Set task — Return the lines that follow, exactly as they appear, from the first through the one containing "import math"; no pictures are to be included.

Material provided —
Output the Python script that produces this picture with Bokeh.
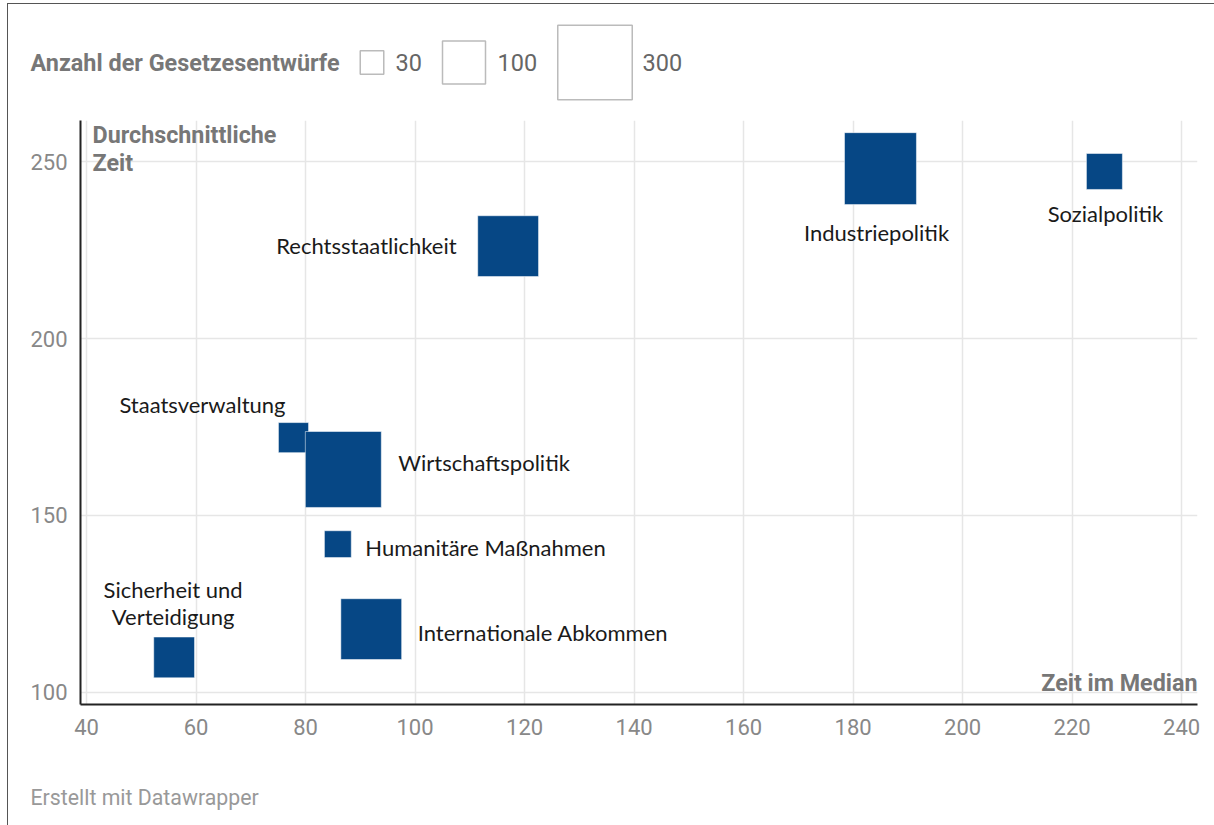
from bokeh.plotting import figure
from bokeh.layouts import column
from bokeh.models import ColumnDataSource, Range1d, Label, FixedTicker
from bokeh.core.properties import value
from bokeh.embed import file_html
from bokeh.resources import INLINE
import math

# ---------------- data ----------------
categories = ["Sicherheit und\nVerteidigung", "Staatsverwaltung", "Wirtschaftspolitik",
              "Humanitäre Maßnahmen", "Internationale Abkommen", "Rechtsstaatlichkeit",
              "Industriepolitik", "Sozialpolitik"]
median_time = [56.0, 77.8, 86.9, 85.9, 92.0, 117.0, 185.0, 225.9]
avg_time = [109.9, 172.0, 163.0, 141.9, 117.9, 226.1, 248.0, 247.2]
n_drafts = [90, 49, 312, 39, 200, 200, 280, 70]
legend_values = [30, 100, 300]
x_ticks = [40, 60, 80, 100, 120, 140, 160, 180, 200, 220, 240]
y_ticks = [100, 150, 200, 250]

# ---------------- styles ----------------
K = 4.3  # px per sqrt(count)
BLUE = "#064785"
label_dx = [-1, -8, 55, 27.5, 46.5, -51.5, -4, 1]
label_dy = [-54, -33.5, -6.5, 3, 3, -1, 63.5, 42]
label_align = ["center", "right", "left", "left", "left", "right", "center", "center"]

W = 1206


def no_align(fig):
    if "frame_align" in fig.properties():
        fig.frame_align = False


# ---------------- legend figure ----------------
leg = figure(width=W, height=112, x_range=Range1d(8, 1214), y_range=Range1d(116, 4),
             x_axis_type=None, y_axis_type=None, output_backend="svg",
             toolbar_location=None, min_border=0)
no_align(leg)
leg.grid.visible = False
leg.outline_line_color = None
leg.background_fill_color = "white"
leg.border_fill_color = "white"

leg.text(x=[30], y=[62], text=["Anzahl der Gesetzesentwürfe"], text_font=value("Roboto"),
         text_font_style="bold", text_font_size="23.4px", text_color="#777777",
         text_align="left", text_baseline="middle")

leg_sizes = [K * math.sqrt(v) for v in legend_values]
leg_sq_x = [371.5, 463.5, 594.5]
leg_txt_x = [395, 497, 642]
leg_src = ColumnDataSource(dict(x=leg_sq_x, y=[62] * 3, s=leg_sizes,
                                tx=leg_txt_x, t=[str(v) for v in legend_values]))
leg.rect(x="x", y="y", width="s", height="s", width_units="screen", height_units="screen",
         source=leg_src, fill_color="white", line_color="#bbbbbb", line_width=1.5)
leg.text(x="tx", y="y", text="t", source=leg_src, text_font=value("Roboto"),
         text_font_size="23.5px", text_color="#666666", text_align="left", text_baseline="middle")

# ---------------- main figure ----------------
x0, x1 = 38.9, 242.9
y0, y1 = 96.6, 261.6
p = figure(width=W, height=656, x_range=Range1d(x0, x1), y_range=Range1d(y0, y1),
           output_backend="svg", toolbar_location=None,
           min_border_left=72, min_border_right=17, min_border_top=4, min_border_bottom=68)
no_align(p)
p.outline_line_color = None
p.background_fill_color = "white"
p.border_fill_color = "white"

for ax, ticks in ((p.xaxis, x_ticks), (p.yaxis, y_ticks)):
    ax.ticker = FixedTicker(ticks=ticks)
    ax.major_tick_in = 0
    ax.major_tick_out = 0
    ax.minor_tick_in = 0
    ax.minor_tick_out = 0
    ax.axis_line_color = "#222222"
    ax.axis_line_width = 2
    ax.major_label_text_font = "Roboto"
    ax.major_label_text_font_size = "22px"
    ax.major_label_text_color = "#888888"
p.xaxis.major_label_standoff = 14
p.yaxis.major_label_standoff = 13

p.xgrid.ticker = FixedTicker(ticks=x_ticks)
p.ygrid.ticker = FixedTicker(ticks=y_ticks)
p.grid.grid_line_color = "#e6e6e6"
p.grid.grid_line_width = 1.5

sizes = [K * math.sqrt(n) for n in n_drafts]
src = ColumnDataSource(dict(x=median_time, y=avg_time, s=sizes, name=categories,
                            dx=label_dx, dy=label_dy, al=label_align))
p.rect(x="x", y="y", width="s", height="s", width_units="screen", height_units="screen",
       source=src, fill_color=BLUE, line_color="white", line_alpha=0.5, line_width=1)
p.text(x="x", y="y", text="name", x_offset="dx", y_offset="dy", text_align="al",
       source=src, text_font=value("Lato"), text_font_size="22px", text_color="#1a1a1a",
       text_baseline="middle", text_line_height=1.0)

p.add_layout(Label(x=x0, y=y1, x_offset=12, y_offset=0, text="Durchschnittliche\nZeit",
                   text_baseline="top", text_align="left", text_font="Roboto",
                   text_font_style="bold", text_font_size="23.3px", text_color="#777777",
                   text_line_height=1.03))
p.add_layout(Label(x=x1, y=y0, y_offset=8, text="Zeit im Median",
                   text_baseline="bottom", text_align="right", text_font="Roboto",
                   text_font_style="bold", text_font_size="23.3px", text_color="#777777"))

# ---------------- footer ----------------
foot = figure(width=W, height=53, x_range=Range1d(8, 1214), y_range=Range1d(825, 772),
              x_axis_type=None, y_axis_type=None, output_backend="svg",
              toolbar_location=None, min_border=0)
no_align(foot)
foot.grid.visible = False
foot.outline_line_color = None
foot.text(x=[30], y=[797], text=["Erstellt mit Datawrapper"], text_font=value("Roboto"),
          text_font_size="21.3px", text_color="#999999", text_align="left", text_baseline="middle")

layout = column(leg, p, foot, margin=(3, 0, 0, 7),
                styles={"border-left": "1px solid #555555", "border-top": "1px solid #555555"})

open("out.html", "w").write(file_html(layout, INLINE))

Worked solution —
Output the Python script that produces this picture with Bokeh.
from bokeh.plotting import figure
from bokeh.layouts import column
from bokeh.models import ColumnDataSource, Range1d, Label, FixedTicker
from bokeh.core.properties import value
from bokeh.embed import file_html
from bokeh.resources import INLINE
import math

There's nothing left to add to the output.